Pat Stevens/

Elon Musk is no longer the largest shareholder in Twitter.

It emerged yesterday that asset manager, Vanguard Group, has increased its stake to overtake him.

Vanguard now owns 10.3 percent of Twitter, while Musk owns 9.1 percent of the company, making him the largest individual shareholder. 

Musk, whose share is four times that of the only other individual shareholder in the company – founder Jack Dorsey – on Wednesday made a sensational bid for the company, and publicly revealed the plan yesterday morning.

The Twitter board is met yesterday afternoon to consider Musk’s bid to take the company private, and the company will hold an all-hands meeting to update staffers later on, according to CNBC. 

Vanguard, led by CEO Tim Buckley, increased its stake in the company at some point during the first quarter, according to SEC filings made on April 8.  

Vanguard previously reported owning 67.2 million shares of Twitter or about 8.4 percent of the company as of the end of December, according to FactSet.

Other owners of large quantities of Twitter stock include Morgan Stanley, Fidelity and Black Rock. 

Vanguard’s holdings are now worth $3.78 billion, based on Twitter stock’s closing price on Wednesday. 

The company frequently sides with management on voting issues, and does not usually advocate for changes like a hedge fund or activist investor might, The Wall Street Journal reported – meaning that they are unlikely to look favourably at Musk’s proposal to buy out the company.

Musk yesterday afternoon tweeted a poll, asking, “Taking Twitter private at $54.20 should be up to shareholders, not the board.”

Earlier yesterday, Musk fired back at a Saudi Arabian shareholder of Twitter who tried to block his $41 billion hostile takeover plan, questioning whether royalty in the notoriously repressive state should exercise control over the social media platform.

In a tweet, Musk responded harshly to Saudi Prince Alwaleed bin Talal, who claimed to be “one of the largest” Twitter shareholders and said he would “reject” Musk’s proposal to take the company private, calling the offer insufficient.

“How much of Twitter does the Kingdom own, directly & indirectly? What are the Kingdom’s views on journalistic freedom of speech?” Musk asked bin Talal.

Bin Talal’s true ownership stake in Twitter is unclear.

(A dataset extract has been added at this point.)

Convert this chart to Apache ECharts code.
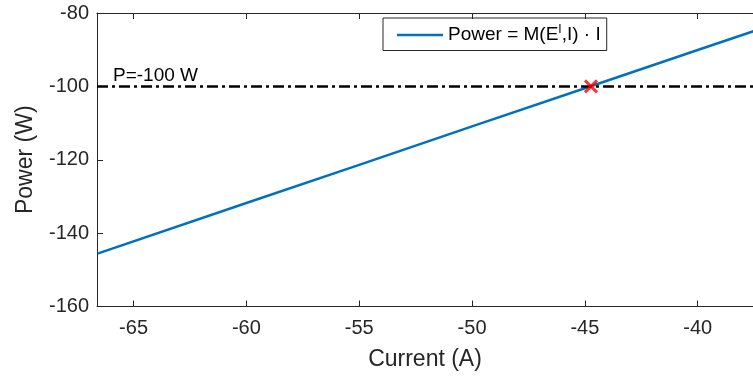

Though the prince shared a screenshot boasting of his 5.2 percent stake in 2015, his investment firm later reduced its stake below 5 percent, and has not had to report any further transactions, regulatory filings show. 

Bin Talal is a cousin to Saudi Crown Prince Mohammad bin Salman, whom the CIA concluded ordered the grisly assassination of Saudi journalist Jamal Khashoggi in 2018. The Saudi government has long ranked near the worst in the world for press freedom.  

Meanwhile the Twitter board, meeting yesterday afternoon, is considering combatting Musk’s takeover bid with a so-called “poison pill” provision that would prevent the Tesla CEO from increasing his stake in Twitter, a source told the Wall Street Journal

Also known as shareholder rights plans, poison pills typically trigger an automatic stock dilution through a flood of new shares if a corporate raider’s ownership stake grows too large. In Twitter’s case, the idea would be to prevent Musk from increasing his 9.1 percent stake in order to pressure the board to accept his deal.    

In separate tweets, Musk argued that it “would be utterly indefensible” not to allow shareholders to vote directly on his plan. “They own the company, not the board of directors,” he wrote. 

Twitter shares closed down 1.68 percent yesterday after a volatile session, ending the shortened trading week at $45.08 – well below Musk’s offer price of $54.20, in a sign that markets do not view his bid as likely to succeed. 

Musk, speaking at the TED2022 Conference in Vancouver on Thursday afternoon, defended his takeover bid, saying he was motivated to transform Twitter into a bastion of free speech.  

“This is not about the economics,” Musk said. 

“My strong intuitive sense is having a public platform that is maximally trusted and broadly inclusive is important to the future of civilisation.

“The civilisational risk is decreased the more we can increase the trust of Twitter as a public platform,’ he said. 

“Twitter has become kind of the de facto town square, so it’s really important that people have both the reality and perception that they are able to speak freely, in the bounds of the law.”

Asked whether there is a “Plan B” if the Twitter board rejects his bid, Musk responded “there is”, but declined to offer further details, saying that he would elaborate further at “another time.”

Though regulatory filings suggest that his bid is contingent on anticipated financing, Musk insisted that he had the resources on his own to complete the transaction, saying, “I have sufficient assets…I can do it.”

At the TED conference, Musk laid out his vision for Twitter, saying that he believed the source code for the site’s algorithm should be openly shared on GitHub. 

“Having a black box algorithm that promotes some things and demotes others is really dangerous,” he said.  

He said that permanent bans from the platform should be rare, and that the only limits on speech should be the legal limits imposed by the governments of countries Twitter operates in.

“A good sign as to whether there is free speech is when someone you don’t like, is allowed to say something you don’t like.